Start of GIVEN RECORDS
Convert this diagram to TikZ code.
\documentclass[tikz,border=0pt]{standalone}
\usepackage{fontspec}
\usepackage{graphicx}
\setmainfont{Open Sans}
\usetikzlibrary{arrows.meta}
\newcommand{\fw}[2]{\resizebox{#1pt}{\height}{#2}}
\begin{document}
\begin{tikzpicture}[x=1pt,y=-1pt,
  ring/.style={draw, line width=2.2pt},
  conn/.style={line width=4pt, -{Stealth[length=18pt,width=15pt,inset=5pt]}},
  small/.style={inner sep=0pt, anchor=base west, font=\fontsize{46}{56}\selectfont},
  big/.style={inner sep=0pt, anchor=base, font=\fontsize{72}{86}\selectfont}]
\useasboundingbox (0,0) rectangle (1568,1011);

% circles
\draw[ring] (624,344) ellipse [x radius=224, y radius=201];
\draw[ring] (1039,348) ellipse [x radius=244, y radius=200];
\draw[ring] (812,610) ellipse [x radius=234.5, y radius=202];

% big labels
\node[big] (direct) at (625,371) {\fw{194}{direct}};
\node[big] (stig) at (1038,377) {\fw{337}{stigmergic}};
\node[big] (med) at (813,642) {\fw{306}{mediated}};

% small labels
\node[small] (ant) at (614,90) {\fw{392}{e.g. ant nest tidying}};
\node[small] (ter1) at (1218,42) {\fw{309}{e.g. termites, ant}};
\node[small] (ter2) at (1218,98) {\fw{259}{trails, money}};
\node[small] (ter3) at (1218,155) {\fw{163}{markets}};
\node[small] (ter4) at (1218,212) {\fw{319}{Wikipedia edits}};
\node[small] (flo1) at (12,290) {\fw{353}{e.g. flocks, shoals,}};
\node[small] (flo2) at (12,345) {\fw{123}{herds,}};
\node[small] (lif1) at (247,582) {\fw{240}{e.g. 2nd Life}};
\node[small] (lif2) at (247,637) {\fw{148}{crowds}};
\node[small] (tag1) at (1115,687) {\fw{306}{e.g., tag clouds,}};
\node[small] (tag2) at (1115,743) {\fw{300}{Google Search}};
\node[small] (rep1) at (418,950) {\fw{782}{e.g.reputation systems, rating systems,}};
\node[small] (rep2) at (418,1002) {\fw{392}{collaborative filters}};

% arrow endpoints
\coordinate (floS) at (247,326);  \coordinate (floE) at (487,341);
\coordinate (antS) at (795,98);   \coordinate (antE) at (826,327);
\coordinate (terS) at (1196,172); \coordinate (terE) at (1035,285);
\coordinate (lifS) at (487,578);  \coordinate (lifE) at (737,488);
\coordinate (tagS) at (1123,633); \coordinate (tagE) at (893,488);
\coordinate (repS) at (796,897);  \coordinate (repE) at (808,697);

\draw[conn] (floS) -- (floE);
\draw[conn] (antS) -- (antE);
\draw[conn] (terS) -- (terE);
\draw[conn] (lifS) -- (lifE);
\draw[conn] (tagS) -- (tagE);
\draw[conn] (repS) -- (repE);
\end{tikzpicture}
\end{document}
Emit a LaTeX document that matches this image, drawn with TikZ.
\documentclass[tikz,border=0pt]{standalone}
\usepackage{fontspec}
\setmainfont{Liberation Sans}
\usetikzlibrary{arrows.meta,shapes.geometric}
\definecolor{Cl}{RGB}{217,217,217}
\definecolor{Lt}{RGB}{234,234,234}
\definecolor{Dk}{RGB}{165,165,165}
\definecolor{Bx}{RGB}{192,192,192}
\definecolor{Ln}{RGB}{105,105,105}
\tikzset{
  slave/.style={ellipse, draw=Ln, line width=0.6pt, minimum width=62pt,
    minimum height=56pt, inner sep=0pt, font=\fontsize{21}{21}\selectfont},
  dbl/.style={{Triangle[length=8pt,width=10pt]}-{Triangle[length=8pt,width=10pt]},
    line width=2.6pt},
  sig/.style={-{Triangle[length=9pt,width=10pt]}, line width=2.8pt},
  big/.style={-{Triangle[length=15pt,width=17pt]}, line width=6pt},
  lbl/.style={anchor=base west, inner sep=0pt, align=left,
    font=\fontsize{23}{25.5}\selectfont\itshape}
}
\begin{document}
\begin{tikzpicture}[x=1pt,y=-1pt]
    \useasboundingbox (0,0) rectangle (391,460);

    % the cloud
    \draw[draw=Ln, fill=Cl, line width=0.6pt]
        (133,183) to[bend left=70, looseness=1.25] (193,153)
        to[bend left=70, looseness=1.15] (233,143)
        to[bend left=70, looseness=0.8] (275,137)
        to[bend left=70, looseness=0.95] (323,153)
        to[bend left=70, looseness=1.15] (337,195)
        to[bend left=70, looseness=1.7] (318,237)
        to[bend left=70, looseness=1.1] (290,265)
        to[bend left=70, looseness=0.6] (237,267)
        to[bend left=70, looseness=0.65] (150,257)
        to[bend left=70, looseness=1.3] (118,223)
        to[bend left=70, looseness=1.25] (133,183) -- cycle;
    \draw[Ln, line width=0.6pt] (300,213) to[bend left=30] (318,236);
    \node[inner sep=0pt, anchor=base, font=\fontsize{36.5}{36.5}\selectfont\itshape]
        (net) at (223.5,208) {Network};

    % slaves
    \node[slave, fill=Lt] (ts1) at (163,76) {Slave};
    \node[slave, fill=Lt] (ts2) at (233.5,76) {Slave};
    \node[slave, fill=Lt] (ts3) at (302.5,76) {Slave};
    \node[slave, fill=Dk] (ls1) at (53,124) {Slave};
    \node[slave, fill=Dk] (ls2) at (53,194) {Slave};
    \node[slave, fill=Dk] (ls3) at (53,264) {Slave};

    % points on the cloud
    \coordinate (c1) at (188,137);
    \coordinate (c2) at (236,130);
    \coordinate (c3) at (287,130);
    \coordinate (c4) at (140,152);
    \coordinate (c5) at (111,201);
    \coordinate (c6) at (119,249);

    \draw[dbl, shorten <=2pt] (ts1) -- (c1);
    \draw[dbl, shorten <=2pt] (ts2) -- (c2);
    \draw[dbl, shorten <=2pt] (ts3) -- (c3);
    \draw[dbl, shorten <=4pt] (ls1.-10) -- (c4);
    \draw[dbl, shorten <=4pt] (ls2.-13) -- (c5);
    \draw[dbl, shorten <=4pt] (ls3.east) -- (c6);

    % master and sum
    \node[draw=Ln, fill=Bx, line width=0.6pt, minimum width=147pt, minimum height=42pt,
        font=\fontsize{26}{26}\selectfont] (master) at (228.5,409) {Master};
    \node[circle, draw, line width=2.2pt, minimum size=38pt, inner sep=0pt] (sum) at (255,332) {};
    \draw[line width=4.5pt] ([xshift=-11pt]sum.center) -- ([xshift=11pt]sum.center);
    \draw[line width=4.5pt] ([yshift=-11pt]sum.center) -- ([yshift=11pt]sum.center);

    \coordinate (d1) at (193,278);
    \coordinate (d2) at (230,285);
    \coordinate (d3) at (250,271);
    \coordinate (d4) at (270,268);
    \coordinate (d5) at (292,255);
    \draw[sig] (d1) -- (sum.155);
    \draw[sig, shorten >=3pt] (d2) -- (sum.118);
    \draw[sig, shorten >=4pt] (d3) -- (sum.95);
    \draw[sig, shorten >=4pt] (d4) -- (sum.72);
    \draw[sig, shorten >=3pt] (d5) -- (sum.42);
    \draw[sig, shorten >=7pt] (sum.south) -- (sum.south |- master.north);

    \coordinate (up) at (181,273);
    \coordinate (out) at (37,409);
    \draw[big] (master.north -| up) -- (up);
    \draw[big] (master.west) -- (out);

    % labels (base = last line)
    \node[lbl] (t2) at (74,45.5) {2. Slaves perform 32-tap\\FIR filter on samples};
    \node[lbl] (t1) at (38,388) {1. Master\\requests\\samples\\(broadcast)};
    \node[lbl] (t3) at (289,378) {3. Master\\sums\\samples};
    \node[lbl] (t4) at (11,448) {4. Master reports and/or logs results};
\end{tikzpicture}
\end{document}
End of GIVEN RECORDS
▶ **DIRECTIONS**
Tally up the lines in the records that contain the word "this" and give only the total.

▶ **RESULT BELOW**
2